Il a fallu qu’on te déclare mourant.


La première fois, tu avais consulté parce que l’angoisse et la honte te clouaient au sol. Te volaient ta vie. Au bout de trois ou quatre ans, l’esprit allégé, tu avais décollé et je t’avais cru parti pour longtemps…

Deux mois plus tard, tu atterrissais en catastrophe chez l’oncologue. Dans le ventre, une tumeur au pronostic effroyable. Commença alors une lutte sans merci. Opérations, traitements de choc, réanimation hallucinée. Autour de toi, une kyrielle de spécialistes déterminés à tout faire pour que tu vives. Objectif mobilisant toutes les forces et t’obligeant donc à taire la question principale. Celle que ton corps gémissait, que ton affolement face aux échéances médicales ou chirurgicales trahissait. La peur de la mort.

Les mois, les années ont passé. Défiant les médianes de survie, tu surprenais, tu durais. Tu devins un cas exceptionnel, une célébrité de congrès, un être qui ne t’appartenait plus. Enchaînant les protocoles expérimentaux les uns après les autres, marqué par les traitements, grossi puis amaigri, teint gris puis rougeaud à l’excès, titubant un jour avant de ressusciter. Dix années à tenir, à souffrir. Jusqu’à l’effondrement.

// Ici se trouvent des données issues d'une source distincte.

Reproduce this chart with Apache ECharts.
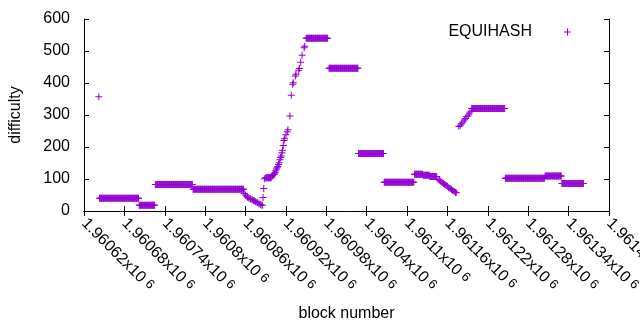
<!DOCTYPE html>
<html>
<head>
<meta charset="utf-8">
<script src="https://cdn.jsdelivr.net/npm/echarts@6/dist/echarts.min.js"></script>
<style>
  html, body { margin: 0; padding: 0; background: #fff; }
  #chart { width: 640px; height: 330px; }
</style>
</head>
<body>
<div id="chart"></div>
<script>
// x axis ticks (block number / 1e6)
const xMin = 1960620;
const xMax = 1961400;
const xStep = 60;
const xTickLabels = ['1.96062', '1.96068', '1.96074', '1.9608', '1.96086', '1.96092', '1.96098',
    '1.96104', '1.9611', '1.96116', '1.96122', '1.96128', '1.96134', '1.9614'];
const yTicks = [0, 100, 200, 300, 400, 500, 600];

// flat stretches: one point per block from start to end at the same difficulty
const runStart = [1960643, 1960702, 1960726, 1960782, 1960890, 1960950, 1960984, 1961028,
    1961066, 1961111, 1961124, 1961134, 1961196, 1961246, 1961305, 1961330];
const runEnd = [1960701, 1960725, 1960781, 1960857, 1960898, 1960982, 1961027, 1961065,
    1961110, 1961123, 1961133, 1961144, 1961245, 1961304, 1961329, 1961362];
const runValue = [40, 18, 83, 68, 104, 540, 446, 180, 90, 115, 112, 108, 320, 102, 109, 86];

// single blocks (outlier, slopes)
const pointBlock = [1960642,
    1960858, 1960860, 1960862, 1960863, 1960865, 1960867, 1960868, 1960870, 1960872, 1960873,
    1960875, 1960877, 1960878, 1960880, 1960882, 1960883, 1960885, 1960886, 1960887, 1960888,
    1960899, 1960900, 1960901, 1960902, 1960903, 1960904, 1960905, 1960906, 1960907, 1960908,
    1960909, 1960910, 1960911, 1960912, 1960913, 1960914, 1960915, 1960916, 1960917, 1960918,
    1960920, 1960922, 1960923, 1960926, 1960928, 1960930, 1960931, 1960934, 1960935, 1960939,
    1960940, 1960942, 1960944, 1960947, 1960948,
    1961146, 1961148, 1961150, 1961152, 1961154, 1961156, 1961158, 1961160, 1961162, 1961164,
    1961166, 1961168, 1961170, 1961172, 1961173,
    1961177, 1961179, 1961181, 1961183, 1961185, 1961187, 1961189, 1961191, 1961193, 1961195];
const pointValue = [357,
    55, 50, 46, 43, 40, 38, 37, 35, 33, 32,
    29, 27, 26, 23, 20, 19, 18, 42, 70, 101,
    108, 111, 113, 115, 116, 120, 126, 131, 135, 139,
    145, 151, 160, 167, 172, 182, 190, 205, 220, 226,
    238, 248, 254, 297, 362, 396, 401, 422, 427, 440,
    445, 465, 487, 510, 515,
    99, 96, 93, 90, 86, 83, 80, 77, 73, 70,
    67, 64, 61, 58, 57,
    264, 268, 273, 278, 284, 289, 295, 300, 306, 312];

const plus = 'path://M0,3H3V0H4V3H7V4H4V7H3V4H0Z';

function buildData() {
    let data = [];
    for (let r = 0; r < runStart.length; r++) {
        for (let b = runStart[r]; b <= runEnd[r]; b++) {
            data.push([b, runValue[r]]);
        }
    }
    for (let i = 0; i < pointBlock.length; i++) {
        data.push([pointBlock[i], pointValue[i]]);
    }
    return data;
}

function xLabel(v) {
    let i = Math.round((v - xMin) / xStep);
    return '{n|' + xTickLabels[i] + 'x10}{s|6}';
}

const font = 'Liberation Sans, Arial, sans-serif';
const axisLine = { show: true, lineStyle: { color: '#000', width: 1 } };
const tick = { show: true, inside: true, length: 5, lineStyle: { color: '#000' } };

let chart = echarts.init(document.getElementById('chart'));
chart.setOption({
    animation: false,
    backgroundColor: '#fff',
    textStyle: { fontFamily: font },
    grid: { left: 84, right: 31, top: 19, bottom: 119, outerBoundsMode: 'none' },
    legend: {
        data: [{ name: 'EQUIHASH', icon: plus }],
        align: 'right',
        right: 69,
        top: 24,
        padding: 0,
        itemWidth: 7,
        itemHeight: 7,
        selectedMode: false,
        textStyle: { fontSize: 16, color: '#000', fontFamily: font, padding: [0, 27, 0, 0] }
    },
    xAxis: [{
        type: 'value',
        min: xMin, max: xMax, interval: xStep,
        name: 'block number',
        nameLocation: 'middle',
        nameGap: 95,
        nameTextStyle: { fontSize: 16, color: '#000', fontFamily: font },
        axisLine: axisLine,
        axisTick: tick,
        splitLine: { show: false },
        axisLabel: {
            rotate: -45,
            margin: 10,
            fontSize: 16,
            fontFamily: font,
            color: '#000',
            formatter: xLabel,
            rich: {
                n: { fontSize: 16, fontFamily: font, color: '#000' },
                s: { fontSize: 13, fontFamily: font, color: '#000', verticalAlign: 'top', padding: [0, 0, 0, 4] }
            }
        }
    }, {
        type: 'value',
        position: 'top',
        min: xMin, max: xMax, interval: xStep,
        axisLine: axisLine,
        axisTick: tick,
        axisLabel: { show: false },
        splitLine: { show: false }
    }],
    yAxis: [{
        type: 'value',
        min: yTicks[0], max: yTicks[yTicks.length - 1], interval: 100,
        name: 'difficulty',
        nameLocation: 'middle',
        nameGap: 60,
        nameTextStyle: { fontSize: 16, color: '#000', fontFamily: font },
        axisLine: axisLine,
        axisTick: tick,
        splitLine: { show: false },
        axisLabel: { fontSize: 16, color: '#000', margin: 14 }
    }, {
        type: 'value',
        position: 'right',
        min: yTicks[0], max: yTicks[yTicks.length - 1], interval: 100,
        axisLine: axisLine,
        axisTick: tick,
        axisLabel: { show: false },
        splitLine: { show: false }
    }],
    series: [{
        name: 'EQUIHASH',
        type: 'scatter',
        symbol: plus,
        symbolSize: 7,
        itemStyle: { color: '#9400d3', opacity: 1 },
        emphasis: { disabled: true },
        data: buildData()
    }]
});
</script>
</body>
</html>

Un jour de printemps, on t’annonça qu’on jetait l’éponge. Restait quelques semaines à tout casser. Arrêt des protocoles expérimentaux, passage en régime « fin de vie » et traitement palliatif. En prime, on confisqua ta carte vitale, tu ne relevais plus du monde des vivants.

Le soulagement fut immense, immédiat. Pour la première fois de ta vie, l’angoisse évanouie, tu étais libre. Tu t’es levé. Te croisant dans le couloir de l’hôpital, le médecin n’en crut pas ses yeux.

Ta vie t’appartenait désormais ! C’est alors que tu décidas de réaliser ton rêve. Tu allais voler. En parapente. Plus rien ne te faisait peur sinon la météo qui pouvait tout faire capoter.

Cette graine de bonheur, tu l’as dégustée dans le ciel. Et sans carte vitale. Tu me l’as fait goûter avec un sourire rayonnant, tu m’as montré tes photos, tu m’as raconté.

Trois mois plus tard, enthousiasmé par ce sursaut incroyable, on te proposait une nouvelle chimiothérapie.  Comment refuser ? La parenthèse terminée, l’angoisse revenue, tu as entamé la dernière partie. Sans jamais retrouver, que je sache, ta carte vitale.